@jsbarretto Ok, that explains why you're so afraid of overdraw. :blobfoxlaughsweat:
Here's a few more ideas that you could try:
* Avoid intersecting triangles. This should be easier if you don't need intersecting geometry in the first place. Use bounding boxes or some other simple algorithm to avoid collisions between objects, and make sure none of your objects are self-intersecting.
* If you're not doing that already, cull back faces of closed objects. There's a standard algorithm that works with vertex order to determine which side is "inside", or you could use face normals.
Keep in mind that extensive geometry processing may be expensive too, so doing too much or using an inefficient algorithm could be worse than a bit of overdraw.
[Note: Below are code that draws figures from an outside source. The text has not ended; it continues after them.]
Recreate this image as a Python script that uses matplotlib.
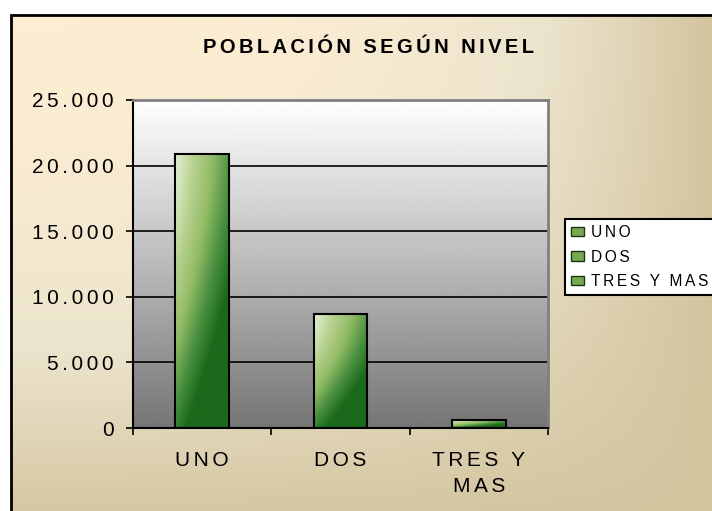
import numpy as np
import matplotlib
matplotlib.use("Agg")
import matplotlib.pyplot as plt
from matplotlib.colors import LinearSegmentedColormap
from matplotlib.patches import Rectangle, Patch
from matplotlib.ticker import FuncFormatter, FixedLocator

categories = ["UNO", "DOS", "TRES Y\nMAS"]
legend_labels = ["UNO", "DOS", "TRES Y MAS"]
values = [20900, 8700, 600]
y_ticks = [0, 5000, 10000, 15000, 20000, 25000]
title = "POBLACIÓN SEGÚN NIVEL"

plt.rcParams['font.family'] = ['Liberation Sans', 'DejaVu Sans']

GAP = '\u2006'


def spaced(s):
    # wide letter spacing like the original chart
    return '\n'.join(GAP.join(line) for line in s.split('\n'))


W, H = 712, 511
fig = plt.figure(figsize=(W / 100, H / 100), dpi=100, facecolor='white')

# background panel with cream -> tan gradient
bg = fig.add_axes([11 / W, 0, 1 - 11 / W, 1 - 15 / H])
bg.set_axis_off()
xx = np.linspace(0, 1, 300)[None, :]
yy = np.linspace(0, 1, 200)[:, None]
t_bg = 1 - (1 - xx ** 2.5) * (1 - 0.95 * yy ** 1.6)
bg_cmap = LinearSegmentedColormap.from_list('bg', ['#fdeed3', '#ece4cd', '#d3c49e'])
bg.imshow(bg_cmap(np.clip(t_bg, 0, 1)), extent=(0, 1, 0, 1), aspect='auto', origin='upper')
bg.set_xlim(0, 1)
bg.set_ylim(0, 1)
fig.patches.append(Rectangle((11 / W, -0.05), 1.2, 1 - 15 / H + 0.05, transform=fig.transFigure,
                             fill=False, edgecolor='black', linewidth=2, zorder=5))

ax = fig.add_axes([133 / W, 1 - 428 / H, (548 - 133) / W, (428 - 100) / H])
ax.set_axisbelow(True)

# plot area gradient white -> gray
g = np.linspace(1.0, 0.46, 200)[:, None] * np.ones((1, 2))
ax.imshow(g, cmap='gray', vmin=0, vmax=1, extent=(-0.5, 2.5, 0, 25000),
          aspect='auto', origin='upper', zorder=0.1)

x = np.arange(len(categories))
bars = ax.bar(x, values, width=0.39, color='none', edgecolor='black', linewidth=1.5, zorder=3)

u = np.linspace(0, 1, 80)[None, :]
v = np.linspace(0, 1, 120)[:, None]
t_bar = np.clip(0.72 * u + 0.85 * v ** 1.5, 0, 1)
green = LinearSegmentedColormap.from_list('g', ['#e3efd3', '#b7d28f', '#93bb66', '#4a9140', '#1b6a1b'])
for b in bars:
    x0, y0 = b.get_x(), b.get_y()
    im = ax.imshow(green(t_bar), extent=(x0, x0 + b.get_width(), y0, y0 + b.get_height()),
                   aspect='auto', origin='upper', zorder=2)
    im.set_clip_path(b)

ax.set_xlim(-0.5, 2.5)
ax.set_ylim(0, 25000)

ax.yaxis.set_major_locator(FixedLocator(y_ticks))
ax.yaxis.set_major_formatter(FuncFormatter(lambda val, p: spaced(f'{int(val):,}'.replace(',', '.'))))
ax.yaxis.grid(True, color='black', linewidth=1.2)
ax.tick_params(axis='y', direction='out', length=5, width=1.2, pad=9, labelsize=15, colors='black')

ax.set_xticks([-0.5, 0.5, 1.5, 2.5])
ax.set_xticklabels([])
ax.set_xticks(x, [spaced(c) for c in categories], minor=True)
ax.tick_params(axis='x', which='major', direction='out', length=5, width=1.2)
ax.tick_params(axis='x', which='minor', length=0, pad=16.5, labelsize=15)
for lab in ax.get_xticklabels(minor=True):
    lab.set_linespacing(1.5)

for side in ['left', 'bottom']:
    ax.spines[side].set_color('black')
    ax.spines[side].set_linewidth(1.5)
for side in ['top', 'right']:
    ax.spines[side].set_color('#808080')
    ax.spines[side].set_linewidth(2)

fig.text(368 / W, 1 - 53 / H, spaced(title), ha='center', va='baseline',
         fontsize=14.5, fontweight='bold')

handles = [Patch(facecolor='#78a852', edgecolor='#1a3a10', linewidth=1) for _ in legend_labels]
leg = fig.legend(handles, [spaced(l) for l in legend_labels], loc='upper left',
                 bbox_to_anchor=(565 / W, 1 - 219 / H), bbox_transform=fig.transFigure,
                 fontsize=11.2, frameon=True, fancybox=False, borderpad=0.4,
                 handlelength=0.8, handleheight=0.55, handletextpad=0.45,
                 labelspacing=0.6, borderaxespad=0)
leg.get_frame().set_edgecolor('black')
leg.get_frame().set_linewidth(1.5)
leg.get_frame().set_facecolor('white')
leg.get_frame().set_alpha(1)

fig.savefig('out.png', dpi=100)
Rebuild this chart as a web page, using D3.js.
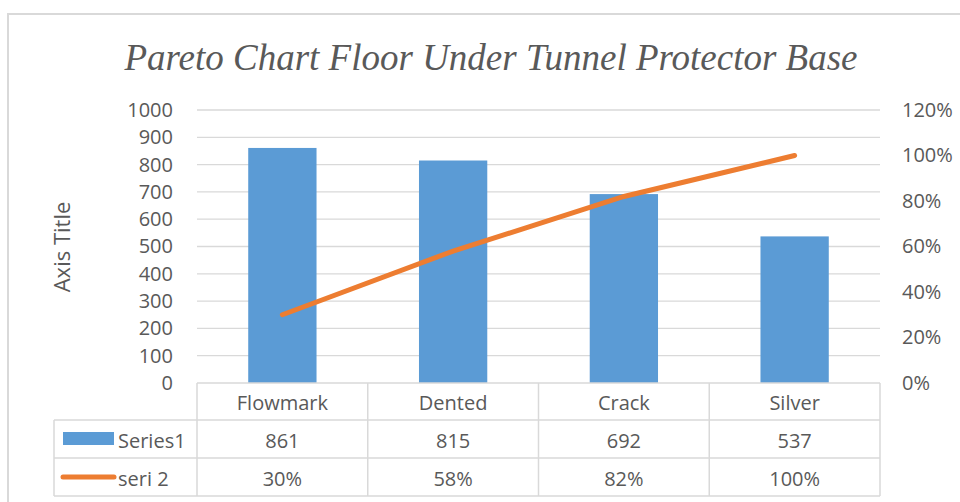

Since you talk about performance issues with z buffering, I'm wondering if geometry processing on the CPU + transfer to vmem on every frame isn't gonna hurt more anyway? Then again, I don't know your target platform and how much vertex data you have.
@smochi All being done, thankfully. My target platform is the Gameboy Advance: everything is being rasterised in software using fixed point ( the GBA has no GPU nor support for floating point). If you're curious: https://youtu.be/RDrjsrKmeOs
I do think I'm rapidly getting into diminishing returns at this point. I'm down to optimising things down to the instruction level (and below) in many of the inner loops. Over the past few days I rewrote the clipper & it now seems to no longer be the bottleneck.